**Instructions to follow:** Return precisely the span of lines from the top of the material below to the line containing "from matplotlib.ticker import MultipleLocator", both included. Pictures are excluded.

**Supplied data:**
---------------

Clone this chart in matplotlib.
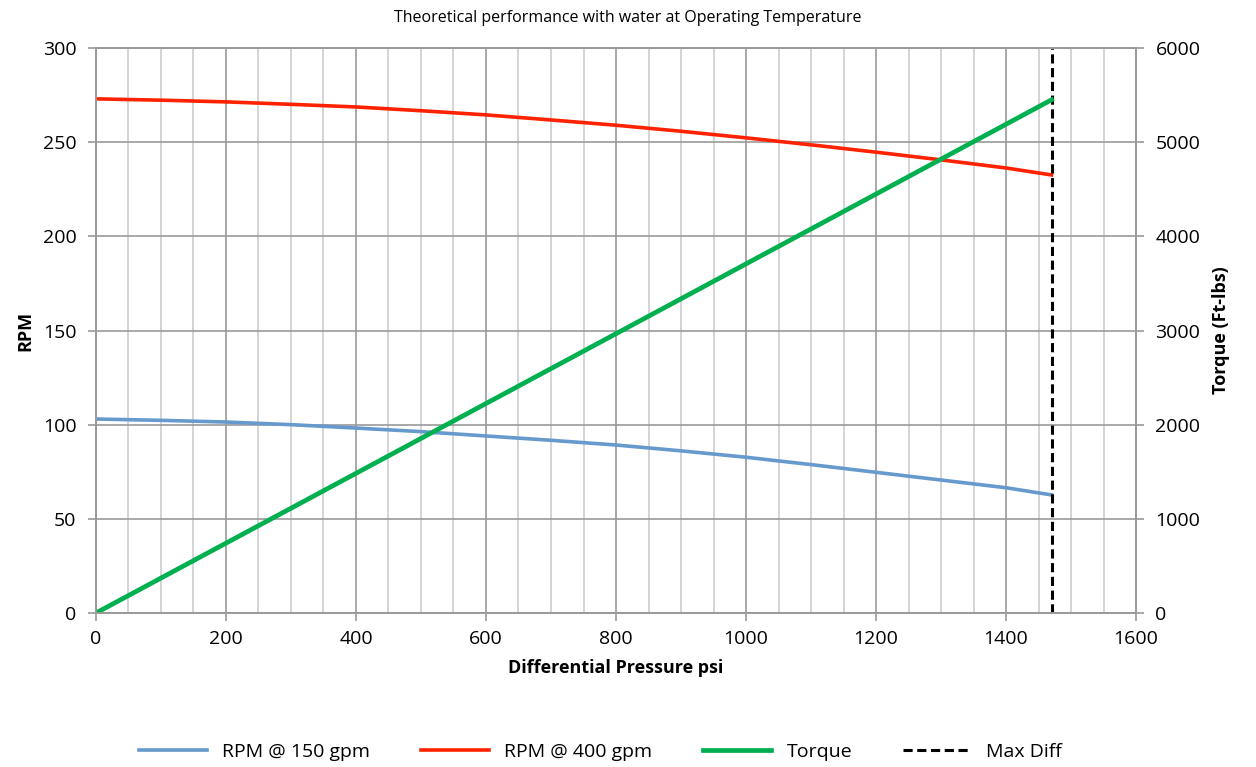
import matplotlib
matplotlib.use('Agg')
import matplotlib.pyplot as plt
from matplotlib.ticker import MultipleLocator

# values
pressure = [0, 100, 200, 300, 400, 500, 600, 700, 800, 900, 1000, 1100, 1200, 1300, 1400, 1470]
rpm_150 = [103, 102.3, 101.4, 100, 98.2, 96.3, 94, 91.7, 89.2, 86.1, 82.7, 78.8, 74.7, 70.6, 66.5, 62.7]
rpm_400 = [273, 272.3, 271.4, 270.1, 268.7, 266.7, 264.5, 261.8, 259, 255.8, 252.3, 248.6, 244.7, 240.6, 236.3, 232.6]
torque_p = [0, 1470]
torque = [0, 5450]
max_diff = 1470

labels = ['RPM @ 150 gpm', 'RPM @ 400 gpm', 'Torque', 'Max Diff']

plt.rcParams['font.family'] = ['Open Sans', 'DejaVu Sans']

fig = plt.figure(figsize=(12.56, 7.67), dpi=100)
ax = fig.add_axes([0.0764, 0.2008, 0.8281, 0.7366])
ax2 = ax.twinx()

major_c = '#9a9a9a'
minor_c = '#cdcdcd'

ax.set_xlim(0, 1600)
ax.set_ylim(0, 300)
ax2.set_ylim(0, 6000)
ax.xaxis.set_major_locator(MultipleLocator(200))
ax.xaxis.set_minor_locator(MultipleLocator(50))
ax.yaxis.set_major_locator(MultipleLocator(50))
ax2.yaxis.set_major_locator(MultipleLocator(1000))

ax.grid(which='minor', axis='x', color=minor_c, lw=1.2)
ax.grid(which='major', axis='x', color=major_c, lw=1.2)
ax.grid(which='major', axis='y', color=major_c, lw=1.2)
ax.set_axisbelow(True)

for a in (ax, ax2):
    for s in a.spines.values():
        s.set_color(major_c)
        s.set_linewidth(1.2)
    a.tick_params(which='major', length=6, width=1.2, color=major_c, labelsize=14)
    a.tick_params(which='minor', length=0)
ax.tick_params(axis='x', pad=6)
ax.tick_params(axis='y', pad=8)
ax2.tick_params(axis='y', pad=8)

l1, = ax.plot(pressure, rpm_150, color='#6699cc', lw=2.6)
l2, = ax.plot(pressure, rpm_400, color='#ff2200', lw=2.6)
l3, = ax2.plot(torque_p, torque, color='#00b050', lw=3.4)
l4 = ax.axvline(max_diff, color='black', lw=2.2, ls=(0, (3, 1.5)))

ax.set_xlabel('Differential Pressure psi', fontsize=13, fontweight='bold', labelpad=8)
ax.set_ylabel('RPM', fontsize=13, fontweight='bold', labelpad=6)
ax2.set_ylabel('Torque (Ft-lbs)', fontsize=13, fontweight='bold', labelpad=8)

fig.text(0.5, 0.977, 'Theoretical performance with water at Operating Temperature',
         ha='center', va='center', fontsize=11.5)

fig.legend([l1, l2, l3, l4], labels, loc='center', bbox_to_anchor=(0.478, 0.02),
           ncol=4, frameon=False, fontsize=14, handlelength=3.5, columnspacing=2.6)

fig.savefig('out.png', dpi=100)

---------------

**Complete answer:**
Clone this chart in matplotlib.
import matplotlib
matplotlib.use('Agg')
import matplotlib.pyplot as plt
from matplotlib.ticker import MultipleLocator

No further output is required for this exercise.